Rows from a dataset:
%%
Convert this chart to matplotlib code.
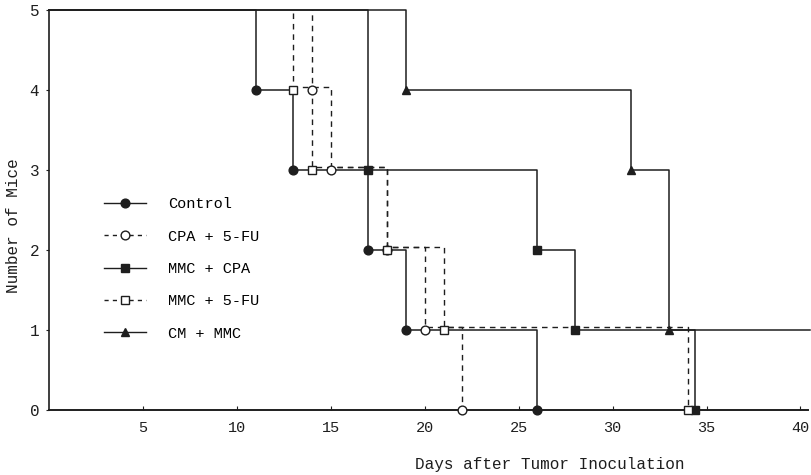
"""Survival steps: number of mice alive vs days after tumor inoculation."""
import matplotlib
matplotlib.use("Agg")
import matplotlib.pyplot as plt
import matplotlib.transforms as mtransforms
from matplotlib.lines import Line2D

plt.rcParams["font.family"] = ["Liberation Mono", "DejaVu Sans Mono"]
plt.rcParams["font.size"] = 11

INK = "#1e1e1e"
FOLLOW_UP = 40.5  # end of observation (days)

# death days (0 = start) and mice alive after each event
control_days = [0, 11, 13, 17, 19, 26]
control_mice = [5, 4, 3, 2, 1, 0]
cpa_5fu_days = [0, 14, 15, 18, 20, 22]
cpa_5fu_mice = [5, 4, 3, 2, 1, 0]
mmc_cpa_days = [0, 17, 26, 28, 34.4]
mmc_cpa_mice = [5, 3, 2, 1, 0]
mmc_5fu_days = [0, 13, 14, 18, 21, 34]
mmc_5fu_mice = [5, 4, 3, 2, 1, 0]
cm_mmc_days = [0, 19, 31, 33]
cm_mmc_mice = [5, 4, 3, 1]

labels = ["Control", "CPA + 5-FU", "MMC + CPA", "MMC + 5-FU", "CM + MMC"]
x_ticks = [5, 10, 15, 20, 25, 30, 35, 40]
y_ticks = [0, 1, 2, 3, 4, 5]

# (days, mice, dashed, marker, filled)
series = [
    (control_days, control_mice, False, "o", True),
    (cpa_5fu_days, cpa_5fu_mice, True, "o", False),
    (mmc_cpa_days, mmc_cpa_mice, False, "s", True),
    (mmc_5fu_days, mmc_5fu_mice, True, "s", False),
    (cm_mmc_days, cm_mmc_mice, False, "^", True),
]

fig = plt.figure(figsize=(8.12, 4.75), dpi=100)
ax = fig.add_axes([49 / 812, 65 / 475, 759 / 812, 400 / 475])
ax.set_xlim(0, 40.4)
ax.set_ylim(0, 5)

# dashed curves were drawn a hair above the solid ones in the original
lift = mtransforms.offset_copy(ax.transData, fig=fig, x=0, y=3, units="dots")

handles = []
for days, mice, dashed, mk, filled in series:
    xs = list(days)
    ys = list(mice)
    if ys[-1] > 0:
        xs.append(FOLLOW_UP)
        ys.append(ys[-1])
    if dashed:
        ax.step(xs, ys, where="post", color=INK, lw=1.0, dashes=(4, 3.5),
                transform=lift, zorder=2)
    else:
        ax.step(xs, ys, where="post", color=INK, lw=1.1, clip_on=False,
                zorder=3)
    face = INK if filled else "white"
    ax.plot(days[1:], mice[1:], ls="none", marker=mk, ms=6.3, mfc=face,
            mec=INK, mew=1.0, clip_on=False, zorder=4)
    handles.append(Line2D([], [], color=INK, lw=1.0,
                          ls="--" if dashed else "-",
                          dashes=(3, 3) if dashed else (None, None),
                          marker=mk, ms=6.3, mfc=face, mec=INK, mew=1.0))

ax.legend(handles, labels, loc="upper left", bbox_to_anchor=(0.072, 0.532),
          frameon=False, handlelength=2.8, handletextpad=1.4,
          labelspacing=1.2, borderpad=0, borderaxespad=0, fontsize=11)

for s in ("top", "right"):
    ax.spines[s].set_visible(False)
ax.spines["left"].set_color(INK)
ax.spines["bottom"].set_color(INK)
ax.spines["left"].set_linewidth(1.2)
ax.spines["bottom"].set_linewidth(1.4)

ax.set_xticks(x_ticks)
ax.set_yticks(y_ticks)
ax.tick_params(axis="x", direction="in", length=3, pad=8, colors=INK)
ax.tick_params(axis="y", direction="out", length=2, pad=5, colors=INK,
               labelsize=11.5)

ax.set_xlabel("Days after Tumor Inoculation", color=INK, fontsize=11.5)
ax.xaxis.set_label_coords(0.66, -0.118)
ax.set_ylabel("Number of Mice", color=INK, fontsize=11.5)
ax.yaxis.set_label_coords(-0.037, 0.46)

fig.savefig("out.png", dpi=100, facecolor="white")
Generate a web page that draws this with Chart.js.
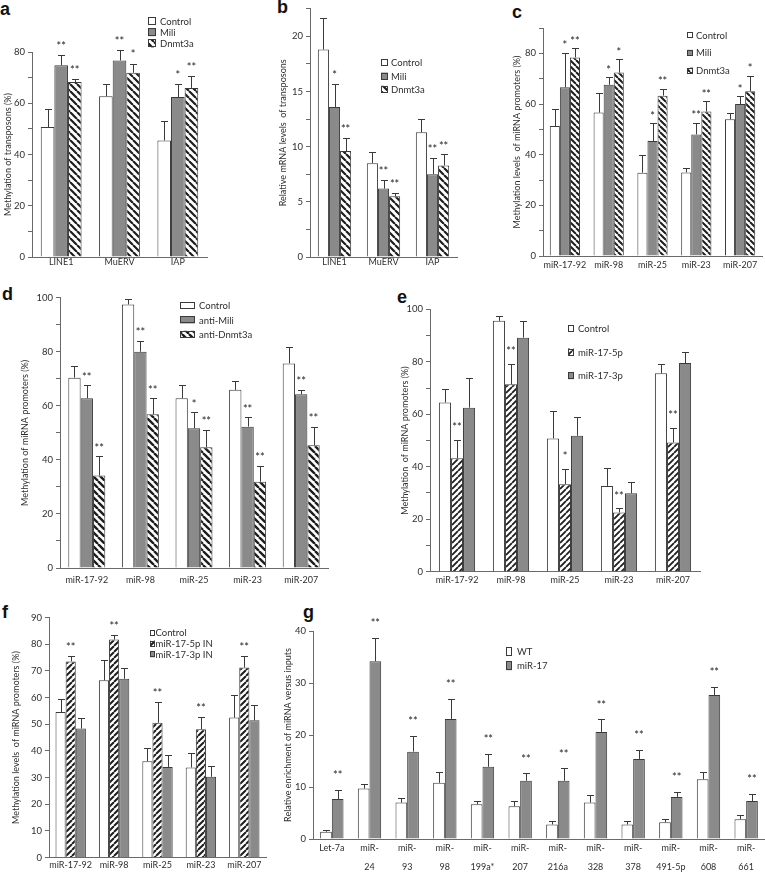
%%
EXERCISE DIRECTIONS =>
Return the listing above unchanged, apart from dropping its pictures.

EXERCISE ANSWER =>
Convert this chart to matplotlib code.
"""Survival steps: number of mice alive vs days after tumor inoculation."""
import matplotlib
matplotlib.use("Agg")
import matplotlib.pyplot as plt
import matplotlib.transforms as mtransforms
from matplotlib.lines import Line2D

plt.rcParams["font.family"] = ["Liberation Mono", "DejaVu Sans Mono"]
plt.rcParams["font.size"] = 11

INK = "#1e1e1e"
FOLLOW_UP = 40.5  # end of observation (days)

# death days (0 = start) and mice alive after each event
control_days = [0, 11, 13, 17, 19, 26]
control_mice = [5, 4, 3, 2, 1, 0]
cpa_5fu_days = [0, 14, 15, 18, 20, 22]
cpa_5fu_mice = [5, 4, 3, 2, 1, 0]
mmc_cpa_days = [0, 17, 26, 28, 34.4]
mmc_cpa_mice = [5, 3, 2, 1, 0]
mmc_5fu_days = [0, 13, 14, 18, 21, 34]
mmc_5fu_mice = [5, 4, 3, 2, 1, 0]
cm_mmc_days = [0, 19, 31, 33]
cm_mmc_mice = [5, 4, 3, 1]

labels = ["Control", "CPA + 5-FU", "MMC + CPA", "MMC + 5-FU", "CM + MMC"]
x_ticks = [5, 10, 15, 20, 25, 30, 35, 40]
y_ticks = [0, 1, 2, 3, 4, 5]

# (days, mice, dashed, marker, filled)
series = [
    (control_days, control_mice, False, "o", True),
    (cpa_5fu_days, cpa_5fu_mice, True, "o", False),
    (mmc_cpa_days, mmc_cpa_mice, False, "s", True),
    (mmc_5fu_days, mmc_5fu_mice, True, "s", False),
    (cm_mmc_days, cm_mmc_mice, False, "^", True),
]

fig = plt.figure(figsize=(8.12, 4.75), dpi=100)
ax = fig.add_axes([49 / 812, 65 / 475, 759 / 812, 400 / 475])
ax.set_xlim(0, 40.4)
ax.set_ylim(0, 5)

# dashed curves were drawn a hair above the solid ones in the original
lift = mtransforms.offset_copy(ax.transData, fig=fig, x=0, y=3, units="dots")

handles = []
for days, mice, dashed, mk, filled in series:
    xs = list(days)
    ys = list(mice)
    if ys[-1] > 0:
        xs.append(FOLLOW_UP)
        ys.append(ys[-1])
    if dashed:
        ax.step(xs, ys, where="post", color=INK, lw=1.0, dashes=(4, 3.5),
                transform=lift, zorder=2)
    else:
        ax.step(xs, ys, where="post", color=INK, lw=1.1, clip_on=False,
                zorder=3)
    face = INK if filled else "white"
    ax.plot(days[1:], mice[1:], ls="none", marker=mk, ms=6.3, mfc=face,
            mec=INK, mew=1.0, clip_on=False, zorder=4)
    handles.append(Line2D([], [], color=INK, lw=1.0,
                          ls="--" if dashed else "-",
                          dashes=(3, 3) if dashed else (None, None),
                          marker=mk, ms=6.3, mfc=face, mec=INK, mew=1.0))

ax.legend(handles, labels, loc="upper left", bbox_to_anchor=(0.072, 0.532),
          frameon=False, handlelength=2.8, handletextpad=1.4,
          labelspacing=1.2, borderpad=0, borderaxespad=0, fontsize=11)

for s in ("top", "right"):
    ax.spines[s].set_visible(False)
ax.spines["left"].set_color(INK)
ax.spines["bottom"].set_color(INK)
ax.spines["left"].set_linewidth(1.2)
ax.spines["bottom"].set_linewidth(1.4)

ax.set_xticks(x_ticks)
ax.set_yticks(y_ticks)
ax.tick_params(axis="x", direction="in", length=3, pad=8, colors=INK)
ax.tick_params(axis="y", direction="out", length=2, pad=5, colors=INK,
               labelsize=11.5)

ax.set_xlabel("Days after Tumor Inoculation", color=INK, fontsize=11.5)
ax.xaxis.set_label_coords(0.66, -0.118)
ax.set_ylabel("Number of Mice", color=INK, fontsize=11.5)
ax.yaxis.set_label_coords(-0.037, 0.46)

fig.savefig("out.png", dpi=100, facecolor="white")
Generate a web page that draws this with Chart.js.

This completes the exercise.